Here's a quick picture of my small hutch collection (so epackage doesn't think I'm a bottle hoarder [])  Found some rough cut 2x4 laying around and a few bricks...I think I need to cover the entire top of my kitchen counter with bottles.


----------



## sparrow75 (Jul 18, 2013)

Close up


----------



## Dugout (Jul 18, 2013)

> ORIGINAL:  sparrow75
> 
> I think I need to cover the entire top of my kitchen counter with bottles.


 
 I think you do too.


----------



## sparrow75 (Jul 18, 2013)

I meant top of kitchen cabinets....its a great space for displaying stuff.


----------



## epackage (Jul 18, 2013)

Very nice, imagine how happy they are to be out in the open instead stuffed in a box and hidden in a dank dark place...[]


----------



## madman (Jul 18, 2013)

> ORIGINAL:  sparrow75
> 
> Close up


 NICE I SEE A TOLEDO BOTTLE IN THERE


----------



## sparrow75 (Jul 19, 2013)

Yep, pretty sure its listed as common on hutchbook.com


----------



## treeguyfred (Jul 19, 2013)

Very nice collection you have growing there!

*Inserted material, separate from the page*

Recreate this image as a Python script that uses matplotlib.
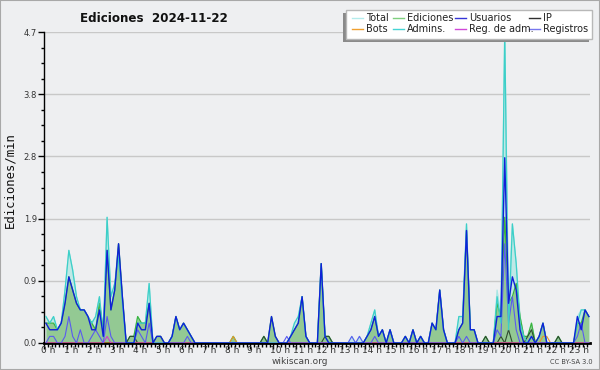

I have strong interest in Hutch's. Very nice keep adding them and posting,
 Fred


----------



## sparrow75 (Jul 19, 2013)

> ORIGINAL:  treeguyfred
> 
> Very nice collection you have growing there! I have strong interest in Hutch's. Very nice keep adding them and posting,
> Fred


 Thanks... Hope to continue collecting them


----------